Perhaps the most underrated aspect of the deal was what went unsaid: Delany and his 11 presidents and chancellors had to reach a comfort level with Fox Sports. The basis for that comfort level started months before when Fox won the rights for the BCS, which required the network to win the confidence of the BCS conference commissioners.
“A certain level of familiarity breeds a comfort level,” said Kevin O’Malley, a TV consultant for the Big Ten. “Fox created some very good relationships with the commissioners and that can breed more business for you.”
After that April meeting, Fox and the Big Ten sped forward with negotiations. Purdue University President Martin Jischke, chairman of the Big Ten board of directors, said there remained other options, but Fox had become the clear front-runner. By the time Fox and the Big Ten began hammering out negotiations, the process moved rapidly, in part because Delany’s due diligence had provided him with a clearer picture of the model he wanted. A deal was executed in less than two months.
Despite its rapid progress, it wasn’t without its hurdles. Thompson said creating a 20-year partnership “was difficult. It’s two different worlds, Fox and a conference.”
But Delany was driven by the idea of diversifying the Big Ten’s partnerships, which worked in Fox’s favor. The Big Ten has been with ABC for 40 years and with ESPN since 1979, and while those long-standing relationships had served the conference well, the commissioner craved more control.

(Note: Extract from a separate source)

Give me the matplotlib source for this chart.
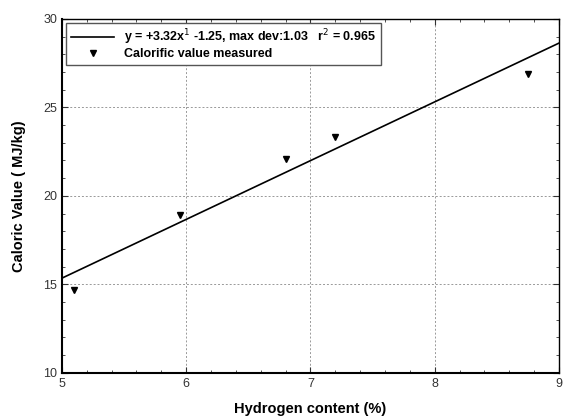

As important as anything to the presidents, Jischke said, was that the Big Ten wasn’t exposed to risk. Fox will shoulder the startup costs, while the conference and Fox will form a limited liability company, which hasn’t yet been named, and that company will pay the Big Ten a guaranteed escalating rights fee each year. Big Ten officials expect to receive an additional $7 million to $8 million per school annually in revenue from the two new TV deals over the next 10 years.
The LLC will be based in the Chicago area, where Fox will open and staff the office. Advertising will be handled by National Advertising Partners, an arm of News Corp. Revenue will primarily stream from two sources: advertising and subscription rates, which have not been revealed. Sub rates in the Big Ten’s eight footprint states likely will be higher than in the rest of the country.
“Within their region, they have a lot of strength,” TV consultant Mike Trager said. “The issue will be other regions. They might be able to establish a quasi-national footprint because you’re dealing with popular schools and a popular conference. They’re very strong; they’ve got a reach into states where their schools are not. Of the conferences to pull this off, the Big Ten probably has the best chance.”